By Laurence Washington
I think I’ve seen “Transformers Revenge of The Fallen” before. It was called “Transformers (07).” Now I’m sure that filmmaker Michael Bay was shooting for a new and improved movie. However, all he managed to conjure up was a louder, longer, and more smashed into bits type of movie.
All the explosions, crashing machinery and slow motion running through flying sand, wasn’t enough to keep the movie from becoming tedious at times. Basically it’s the same shtick: shape-shifting bad robots (the Decepticons) are battling the good robots (the Autobots). Except this time around, instead of battling for Earth, the whole universe is at stake.
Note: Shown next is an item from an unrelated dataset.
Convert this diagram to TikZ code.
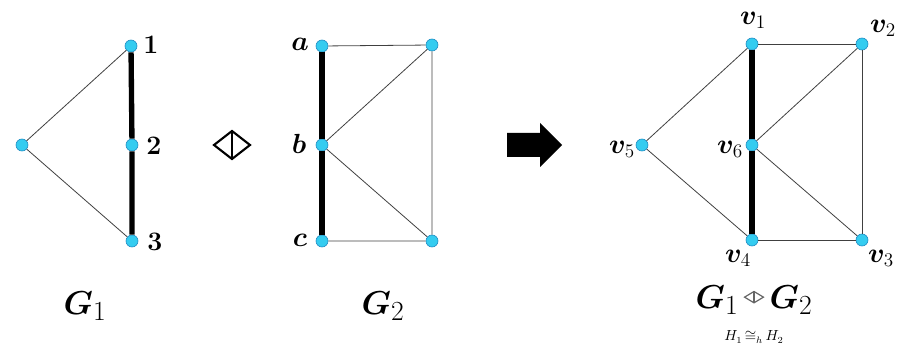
\documentclass[tikz,border=0pt]{standalone}
\usepackage{bm}
\usetikzlibrary{positioning}

\definecolor{vtxfill}{RGB}{52,204,240}
\definecolor{vtxline}{RGB}{30,140,195}

\newcommand{\opdiamond}{%
  \tikz[x=1cm, y=1cm, baseline=-0.6ex, line width=0.9pt, gray!80!black]{%
    \draw (-0.25,0) -- (0,0.15) -- (0.25,0) -- (0,-0.15) -- cycle;
    \draw (0,0.15) -- (0,-0.15);}}

\begin{document}
\begin{tikzpicture}[x=0.75pt, y=-0.75pt,
    vtx/.style={circle, fill=vtxfill, draw=vtxline, line width=0.5pt, inner sep=0pt, minimum size=9pt},
    thin edge/.style={line width=0.6pt, black!75},
    bold edge/.style={line width=4pt, black},
    numlbl/.style={font=\fontsize{20}{22}\selectfont\bfseries, inner sep=0pt},
    vlbl/.style={font=\fontsize{21}{22}\selectfont, inner sep=0pt},
    glbl/.style={font=\fontsize{32}{34}\selectfont, inner sep=0pt}]

  \useasboundingbox (0,0) rectangle (897,345);

  % G_1
  \node[vtx] (p0) at (22,145) {};
  \node[vtx] (p1) at (131,46) {};
  \node[vtx] (p2) at (132,145) {};
  \node[vtx] (p3) at (132,241) {};
  \draw[thin edge] (p0) -- (p1);
  \draw[thin edge] (p0) -- (p3);
  \draw[bold edge] (p1) -- (p2) -- (p3);
  \node[numlbl] (l1) at (151,45) {1};
  \node[numlbl] (l2) at (154,146) {2};
  \node[numlbl] (l3) at (155,242) {3};

  % diamond product sign
  \draw[line width=1.6pt, line join=miter] (214,145) -- (232,131) -- (250,145) -- (232,159) -- cycle;
  \draw[line width=1.6pt] (232,131) -- (232,159);

  % G_2
  \node[vtx] (qa) at (322,46) {};
  \node[vtx] (qb) at (322,145) {};
  \node[vtx] (qc) at (322,241) {};
  \node[vtx] (qr) at (432,45) {};
  \node[vtx] (qs) at (432,241) {};
  \draw[thin edge] (qa) -- (qr) -- (qs) -- (qc);
  \draw[thin edge] (qb) -- (qr);
  \draw[thin edge] (qb) -- (qs);
  \draw[bold edge] (qa) -- (qb) -- (qc);
  \node[vlbl] (la) at (300,44) {$\bm{a}$};
  \node[vlbl] (lb) at (299,144) {$\bm{b}$};
  \node[vlbl] (lc) at (300,240) {$\bm{c}$};

  % block arrow
  \fill (507,133) -- (540,133) -- (540,123) -- (562,145) -- (540,167)
        -- (540,157) -- (507,157) -- cycle;

  % result graph
  \node[vtx] (v1) at (752,44) {};
  \node[vtx] (v2) at (862,44) {};
  \node[vtx] (v3) at (862,240) {};
  \node[vtx] (v4) at (752,240) {};
  \node[vtx] (v5) at (642,145) {};
  \node[vtx] (v6) at (752,145) {};
  \draw[thin edge] (v1) -- (v2) -- (v3) -- (v4);
  \draw[thin edge] (v5) -- (v1);
  \draw[thin edge] (v5) -- (v4);
  \draw[thin edge] (v6) -- (v2);
  \draw[thin edge] (v6) -- (v3);
  \draw[bold edge] (v1) -- (v6) -- (v4);
  \node[vlbl] (lv1) at (753,20) {$\bm{v}_1$};
  \node[vlbl] (lv2) at (883,28) {$\bm{v}_2$};
  \node[vlbl] (lv3) at (881,258) {$\bm{v}_3$};
  \node[vlbl] (lv4) at (738,258) {$\bm{v}_4$};
  \node[vlbl] (lv5) at (622,149) {$\bm{v}_5$};
  \node[vlbl] (lv6) at (730,149) {$\bm{v}_6$};

  % captions
  \node[glbl] (cap1) at (85,306) {$\bm{G}_1$};
  \node[glbl] (cap2) at (383,306) {$\bm{G}_2$};
  \node[glbl] (cap3) at (754,300) {$\bm{G}_1\,\opdiamond\,\bm{G}_2$};
  \node[font=\fontsize{10.5}{11}\selectfont, inner sep=0pt] (cap4) at (754,337) {$H_1\,{\cong}_{h}\,H_2$};

\end{tikzpicture}
\end{document}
It’s two years since the Decepticons and Autobots last conflict. Sam (Shia LaBeouf) is off to college. His girlfriend Mikaela (Megan Fox) stops by to visit Sam when the war between the robots begins again. It isn’t long before the pair and Sam’s roommate are off on an international hunt for a missing matrix artifact hidden inside a pyramid that will resurrect Optimus Prime, the Autobot’s leader who gets killed helping the U.S military fight the evil Decepticons.
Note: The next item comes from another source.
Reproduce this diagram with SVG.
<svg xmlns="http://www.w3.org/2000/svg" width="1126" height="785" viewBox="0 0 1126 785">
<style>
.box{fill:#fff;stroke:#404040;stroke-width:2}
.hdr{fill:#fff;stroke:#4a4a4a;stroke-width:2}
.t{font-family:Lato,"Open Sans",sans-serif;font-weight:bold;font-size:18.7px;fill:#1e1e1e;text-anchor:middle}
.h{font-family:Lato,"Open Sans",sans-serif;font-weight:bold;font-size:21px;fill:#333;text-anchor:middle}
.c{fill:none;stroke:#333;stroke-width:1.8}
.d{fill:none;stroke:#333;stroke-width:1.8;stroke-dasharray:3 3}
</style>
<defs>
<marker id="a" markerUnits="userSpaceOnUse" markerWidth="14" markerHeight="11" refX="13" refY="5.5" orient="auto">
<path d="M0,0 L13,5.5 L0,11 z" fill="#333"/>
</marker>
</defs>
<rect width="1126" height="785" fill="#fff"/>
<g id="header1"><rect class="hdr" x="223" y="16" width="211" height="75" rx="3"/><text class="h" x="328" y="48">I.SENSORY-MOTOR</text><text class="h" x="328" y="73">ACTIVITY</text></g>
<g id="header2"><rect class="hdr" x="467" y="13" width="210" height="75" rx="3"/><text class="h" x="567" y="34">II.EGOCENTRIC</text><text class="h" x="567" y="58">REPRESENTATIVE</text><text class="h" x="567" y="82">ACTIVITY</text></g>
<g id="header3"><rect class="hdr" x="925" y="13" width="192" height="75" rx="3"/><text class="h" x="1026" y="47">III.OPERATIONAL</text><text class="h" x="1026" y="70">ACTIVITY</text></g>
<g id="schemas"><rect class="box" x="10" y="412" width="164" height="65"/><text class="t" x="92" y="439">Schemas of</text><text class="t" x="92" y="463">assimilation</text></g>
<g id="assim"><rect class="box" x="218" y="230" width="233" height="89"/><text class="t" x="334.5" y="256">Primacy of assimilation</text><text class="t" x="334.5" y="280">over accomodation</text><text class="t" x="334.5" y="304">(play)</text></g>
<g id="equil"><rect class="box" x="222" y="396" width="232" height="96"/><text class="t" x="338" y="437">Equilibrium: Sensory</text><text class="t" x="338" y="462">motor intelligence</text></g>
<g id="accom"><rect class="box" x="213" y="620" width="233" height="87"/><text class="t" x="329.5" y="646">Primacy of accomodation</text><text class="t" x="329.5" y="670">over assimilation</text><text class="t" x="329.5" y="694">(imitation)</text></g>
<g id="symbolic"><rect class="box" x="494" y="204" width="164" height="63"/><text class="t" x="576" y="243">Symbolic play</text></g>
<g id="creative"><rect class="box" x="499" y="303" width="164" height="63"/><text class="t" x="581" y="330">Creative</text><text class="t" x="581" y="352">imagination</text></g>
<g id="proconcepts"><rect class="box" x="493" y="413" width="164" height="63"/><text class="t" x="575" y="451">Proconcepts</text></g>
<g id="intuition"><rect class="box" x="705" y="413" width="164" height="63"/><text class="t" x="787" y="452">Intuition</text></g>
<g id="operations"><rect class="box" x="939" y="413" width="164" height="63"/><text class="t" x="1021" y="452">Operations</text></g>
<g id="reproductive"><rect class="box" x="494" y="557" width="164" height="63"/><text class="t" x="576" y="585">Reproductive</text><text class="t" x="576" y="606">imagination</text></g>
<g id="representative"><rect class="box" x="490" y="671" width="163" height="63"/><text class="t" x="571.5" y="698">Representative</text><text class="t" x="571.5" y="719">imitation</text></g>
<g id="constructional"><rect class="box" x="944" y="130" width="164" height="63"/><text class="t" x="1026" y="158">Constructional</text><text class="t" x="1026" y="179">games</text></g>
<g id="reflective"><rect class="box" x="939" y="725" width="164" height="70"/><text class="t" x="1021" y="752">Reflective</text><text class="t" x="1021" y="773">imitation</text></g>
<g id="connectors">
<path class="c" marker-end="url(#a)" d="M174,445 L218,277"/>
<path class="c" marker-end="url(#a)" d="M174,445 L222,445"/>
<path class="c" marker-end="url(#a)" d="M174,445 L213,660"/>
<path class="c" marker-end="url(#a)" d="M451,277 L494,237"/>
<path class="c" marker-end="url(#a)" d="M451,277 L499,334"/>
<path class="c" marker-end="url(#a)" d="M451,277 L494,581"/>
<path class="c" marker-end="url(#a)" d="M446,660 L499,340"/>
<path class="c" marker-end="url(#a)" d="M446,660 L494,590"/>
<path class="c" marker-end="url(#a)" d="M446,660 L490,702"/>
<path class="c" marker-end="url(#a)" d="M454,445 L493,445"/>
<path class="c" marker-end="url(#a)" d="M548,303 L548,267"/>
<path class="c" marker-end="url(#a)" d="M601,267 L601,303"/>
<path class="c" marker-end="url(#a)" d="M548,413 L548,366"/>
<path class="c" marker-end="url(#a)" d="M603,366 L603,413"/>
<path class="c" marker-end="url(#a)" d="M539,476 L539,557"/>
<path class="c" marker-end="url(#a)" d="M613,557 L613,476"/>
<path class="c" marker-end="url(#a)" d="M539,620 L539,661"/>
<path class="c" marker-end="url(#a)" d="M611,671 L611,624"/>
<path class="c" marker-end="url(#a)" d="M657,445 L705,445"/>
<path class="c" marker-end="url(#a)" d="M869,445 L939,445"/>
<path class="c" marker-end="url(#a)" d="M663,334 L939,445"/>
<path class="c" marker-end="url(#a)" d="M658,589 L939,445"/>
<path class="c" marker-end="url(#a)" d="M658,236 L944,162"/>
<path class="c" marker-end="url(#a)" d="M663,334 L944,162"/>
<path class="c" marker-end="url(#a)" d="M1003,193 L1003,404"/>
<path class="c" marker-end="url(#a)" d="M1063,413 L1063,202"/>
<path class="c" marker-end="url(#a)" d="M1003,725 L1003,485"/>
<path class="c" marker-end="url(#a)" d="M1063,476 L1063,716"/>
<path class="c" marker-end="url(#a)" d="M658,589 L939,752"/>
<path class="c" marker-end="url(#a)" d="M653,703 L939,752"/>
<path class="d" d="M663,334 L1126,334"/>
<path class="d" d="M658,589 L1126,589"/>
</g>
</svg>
Tyrese Gibson and Josh Duhamel return as U.S. soldiers helping the Autobots, and Sam’s dimwitted parents (Kevin Dunn, Julie White) also get involved in the fighting while on holiday in Europe. The story’s Indiana Jones-style ending takes place in the Egyptian desert where man battles the nasty metallic monsters.
It should be mentioned that several film critics have been put off by the jive-talking twin Autobots, Skids and Mudflap — accusing the characters of fostering negative stereotypes in the tradition of Jar Jar Binks or Minstrel characters, but films such as “Transformers” are critic proof and will probably yield millions.